Fire is a rapid chemical reaction known as combustion, involving a fuel and an oxidant, typically oxygen. This exothermic process releases energy as heat and light, which we perceive as the flame’s color. The visual appearance of a flame (red, orange, yellow, or blue) is a direct result of the physics and chemistry occurring within the reaction zone. Understanding fire color requires looking closely at temperature, the burning material, and how human eyes process light.
Temperature Determines Thermal Color
The temperature of the material within a flame is the first major factor determining its color through blackbody radiation. Any heated object emits light across a spectrum of wavelengths. As temperature increases, the peak wavelength of that emitted light shifts toward the blue end of the visible spectrum. Cooler materials, such as glowing embers or the outer edges of a flame, emit light at longer wavelengths, appearing red or deep orange (often around 800 to 1,000 degrees Celsius).
As the temperature rises, the light emitted moves from red toward yellow, white, and eventually blue, representing the shortest visible wavelengths. This is why a blacksmith’s iron glows red at lower heat but becomes “white hot” at higher temperatures. A clean-burning flame, like a fully open Bunsen burner, can reach temperatures so high that the main light emission is in the blue or even ultraviolet range. This demonstrates that if fire color were determined by heat alone, the hottest flames would appear blue or white.
Why Common Flames Appear Orange
The flames commonly seen in a campfire, candle, or wood stove are predominantly yellow and orange, a color that seems to contradict the rule that the hottest flames should be blue. This familiar color results from incandescence, not the thermal radiation of the hot gases. Common fuels like wood and wax are hydrocarbons that undergo incomplete combustion due to insufficient oxygen mixing, releasing tiny, solid particles of unburnt carbon (soot). These soot particles are heated to incandescence by the flame’s heat, causing them to glow brightly. Since these particles are cooler than the maximum combustion temperature, their blackbody radiation peaks in longer, lower-energy wavelengths, producing the characteristic bright yellow-orange light that overwhelms the fainter blue light.
Viewing Fire: Human Color Perception
The final color we perceive is not just the light emitted, but how the human visual system processes that light. Fire emits a complex, continuous spectrum of light, which the human brain averages into a single perceived color. The eye’s sensitivity to light, primarily through rods and cones, plays a significant role in how vividly we see different parts of the flame. The cones responsible for color vision are particularly sensitive to the yellow and green parts of the spectrum. Because the bright yellow-orange light from the glowing soot is precisely where human eyes are most sensitive, the hottest, blue parts of the flame are often less visible, masked by the soot’s overwhelming brilliance.

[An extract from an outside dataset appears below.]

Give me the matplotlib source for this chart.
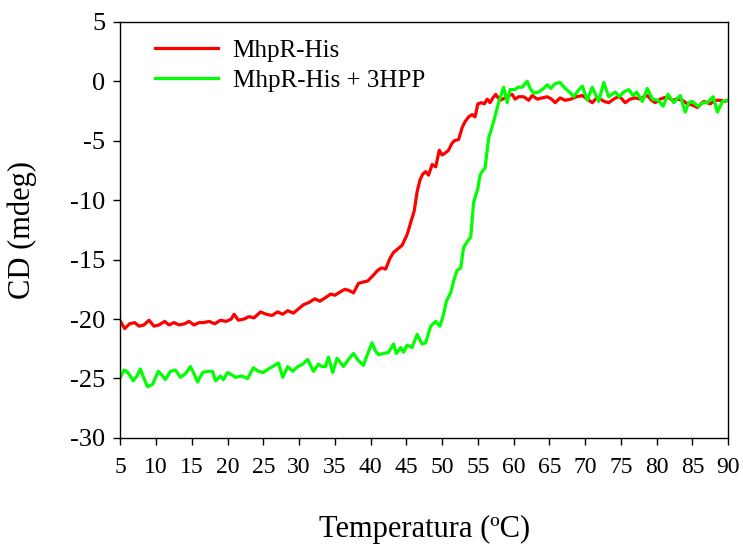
import matplotlib
matplotlib.use('Agg')
import matplotlib.pyplot as plt

plt.rcParams['font.family'] = ['Liberation Serif', 'DejaVu Serif']
plt.rcParams['axes.unicode_minus'] = False

# MhpR-His (red)
temp_red = [5.0, 5.6, 6.3, 7.0, 7.6, 8.3, 9.0, 9.7, 10.4, 11.2, 11.8, 12.5, 13.2, 14.0,
            14.6, 15.3, 16.0, 16.7, 17.4, 18.2, 19.0, 19.8, 20.5, 20.9, 21.5, 22.3, 23.0,
            23.7, 24.6, 25.4, 26.2, 27.0, 27.7, 28.4, 29.2, 30.0, 30.6, 31.4, 32.2, 32.9,
            33.7, 34.4, 35.0, 35.8, 36.4, 37.0, 37.6, 38.3, 38.9, 39.6, 40.4, 41.0, 41.5,
            42.1, 42.7, 43.2, 43.8, 44.4, 45.1, 45.7, 46.1, 46.5, 46.9, 47.3, 47.7, 48.1,
            48.6, 49.1, 49.6, 50.0, 50.5, 50.9, 51.3, 51.7, 52.3, 52.8, 53.2, 53.7, 54.2,
            54.6, 55.0, 55.5, 55.9, 56.3, 56.7, 57.1, 57.5, 58.1, 58.8, 59.3, 59.8, 60.2,
            60.7, 61.4, 62.1, 62.6, 63.3, 64.0, 64.7, 65.3, 65.8, 66.5, 67.2, 68.0, 68.8,
            69.6, 70.3, 71.0, 71.6, 72.1, 72.7, 73.3, 74.0, 74.6, 75.0, 75.6, 76.3, 77.0,
            77.7, 78.2, 78.7, 79.3, 79.8, 80.5, 81.0, 81.5, 82.2, 82.9, 83.6, 84.3, 85.0,
            85.7, 86.2, 86.6, 87.1, 87.5, 88.2, 88.9, 89.5, 90.0]
cd_red = [-20.2, -20.8, -20.4, -20.3, -20.6, -20.5, -20.1, -20.6, -20.5, -20.2, -20.5,
          -20.3, -20.5, -20.4, -20.2, -20.5, -20.3, -20.3, -20.2, -20.4, -20.1, -20.2,
          -20.0, -19.6, -20.1, -20.0, -19.8, -19.9, -19.4, -19.6, -19.7, -19.4, -19.6,
          -19.3, -19.5, -19.1, -18.8, -18.6, -18.3, -18.5, -18.2, -17.9, -18.0, -17.7,
          -17.5, -17.6, -17.8, -17.0, -16.9, -16.8, -16.3, -15.9, -15.7, -15.8, -14.9,
          -14.4, -14.1, -13.8, -12.9, -11.7, -10.9, -9.3, -8.3, -7.8, -7.6, -7.9, -7.0,
          -7.2, -5.8, -6.2, -6.0, -5.8, -5.3, -5.0, -4.9, -3.9, -3.4, -3.0, -2.8, -3.0,
          -1.9, -1.8, -1.9, -1.5, -1.8, -1.4, -1.1, -1.6, -1.4, -1.2, -1.1, -1.5, -1.3,
          -1.3, -1.6, -1.2, -1.5, -1.4, -1.3, -1.5, -1.8, -1.4, -1.6, -1.5, -1.3, -1.2,
          -1.5, -1.8, -1.4, -1.5, -1.7, -1.8, -1.5, -1.3, -1.4, -1.8, -1.5, -1.4, -1.5,
          -1.3, -1.2, -1.6, -1.8, -1.5, -1.4, -1.3, -1.6, -1.5, -1.6, -1.9, -2.0, -2.2,
          -1.9, -1.7, -1.8, -1.9, -1.6, -1.6, -1.7, -1.6]

# MhpR-His + 3HPP (green)
temp_green = [5.0, 5.5, 5.9, 6.4, 6.8, 7.3, 7.8, 8.3, 8.8, 9.5, 10.3, 10.8, 11.3, 12.0,
              12.7, 13.4, 14.1, 14.8, 15.3, 15.8, 16.5, 17.2, 17.9, 18.3, 19.0, 19.4,
              20.0, 20.6, 21.1, 22.0, 22.8, 23.6, 24.3, 25.0, 25.7, 26.3, 27.1, 27.7,
              28.4, 29.1, 29.8, 30.5, 31.2, 32.0, 32.7, 33.2, 33.7, 34.1, 34.7, 35.3,
              35.7, 36.2, 36.9, 37.6, 38.3, 39.0, 39.6, 40.2, 40.7, 41.1, 41.8, 42.5,
              43.2, 43.6, 44.2, 44.6, 45.1, 45.8, 46.5, 47.2, 47.7, 48.4, 49.1, 49.7,
              50.2, 50.6, 51.2, 51.7, 52.1, 52.6, 53.0, 53.5, 54.0, 54.4, 55.0, 55.3,
              55.7, 56.0, 56.5, 57.2, 57.9, 58.6, 59.1, 59.5, 60.2, 60.6, 61.2, 61.9,
              62.3, 62.8, 63.5, 64.2, 64.7, 65.2, 65.8, 66.5, 67.2, 67.8, 68.4, 69.0,
              69.6, 70.3, 71.0, 71.9, 72.6, 73.3, 74.2, 74.8, 75.4, 76.1, 76.7, 77.2,
              78.0, 78.7, 79.4, 80.2, 80.9, 81.6, 82.4, 83.3, 84.0, 84.5, 85.0, 85.8,
              86.5, 87.1, 87.9, 88.5, 89.2, 89.9]
cd_green = [-24.9, -24.3, -24.4, -24.8, -25.2, -24.8, -24.2, -25.0, -25.7, -25.5, -24.4,
            -24.7, -25.1, -24.4, -24.3, -24.9, -24.6, -24.0, -24.6, -25.3, -24.5, -24.4,
            -24.4, -25.2, -24.8, -25.1, -24.5, -24.7, -24.9, -24.8, -25.0, -24.1, -24.4,
            -24.5, -24.2, -24.0, -23.7, -24.9, -24.0, -24.4, -24.0, -23.8, -23.4, -24.4,
            -23.8, -24.0, -24.0, -23.2, -24.5, -23.3, -23.6, -24.0, -23.4, -22.9, -23.5,
            -23.9, -22.9, -22.0, -22.7, -23.0, -22.9, -22.8, -22.1, -22.9, -22.4, -22.8,
            -22.2, -22.4, -21.3, -22.1, -22.0, -20.6, -20.2, -20.6, -19.6, -18.5, -17.8,
            -16.6, -15.9, -15.7, -14.0, -13.5, -13.1, -10.2, -9.0, -7.9, -7.5, -7.3,
            -4.8, -3.4, -1.8, -0.5, -1.8, -0.7, -0.7, -0.5, -0.5, 0.0, -0.6, -1.0, -0.9,
            -0.6, -0.3, -0.6, -0.2, -0.1, -0.6, -0.9, -1.3, -0.8, -0.4, -1.6, -0.5, -1.7,
            -0.1, -1.3, -0.9, -1.3, -0.9, -0.7, -1.2, -0.9, -1.7, -0.6, -1.5, -1.6, -2.1,
            -1.1, -1.8, -1.2, -2.6, -1.8, -1.7, -2.1, -1.8, -1.8, -1.3, -2.6, -1.7, -1.6]

x_ticks = list(range(5, 95, 5))
y_ticks = list(range(-30, 10, 5))

fig = plt.figure(figsize=(7.43, 5.46), dpi=100)
ax = fig.add_axes([0.162, 0.198, 0.818, 0.762])

ax.plot(temp_red, cd_red, color='#ff0000', lw=2.3, label='MhpR-His')
ax.plot(temp_green, cd_green, color='#00ff00', lw=2.3, label='MhpR-His + 3HPP')

ax.set_xlim(5, 90)
ax.set_ylim(-30, 5)
ax.set_xticks(x_ticks)
ax.set_yticks(y_ticks)
ax.tick_params(axis='both', direction='out', length=5, width=1, top=False, right=False)
ax.tick_params(axis='x', labelsize=17, pad=9)
ax.tick_params(axis='y', labelsize=19, pad=6)
for s in ax.spines.values():
    s.set_linewidth(1)

ax.set_xlabel('Temperatura (ºC)', fontsize=22)
ax.set_ylabel('CD (mdeg)', fontsize=22)
ax.xaxis.set_label_coords(0.5, -0.185)
ax.yaxis.set_label_coords(-0.137, 0.5)

ax.legend(loc='upper left', bbox_to_anchor=(0.02, 1.012), frameon=False, fontsize=18,
          handlelength=2.5, handletextpad=0.6, labelspacing=0.3)

fig.savefig('out.png', dpi=100)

Chemically Induced Flame Colors
While temperature and soot largely govern the color of typical hydrocarbon flames, certain elements can introduce distinct colors regardless of the heat. This phenomenon is based on atomic emission spectra, where specific atoms, when heated, become excited and release light at highly specific wavelengths. When an electron jumps from a higher energy state back to a lower state, it emits a photon of light with a precise energy, corresponding to a distinct color. This principle is widely used in fireworks and chemical testing to create vibrant, non-thermal colors. For example, adding strontium compounds results in a deep red color, while copper compounds produce a bright green or blue-green light.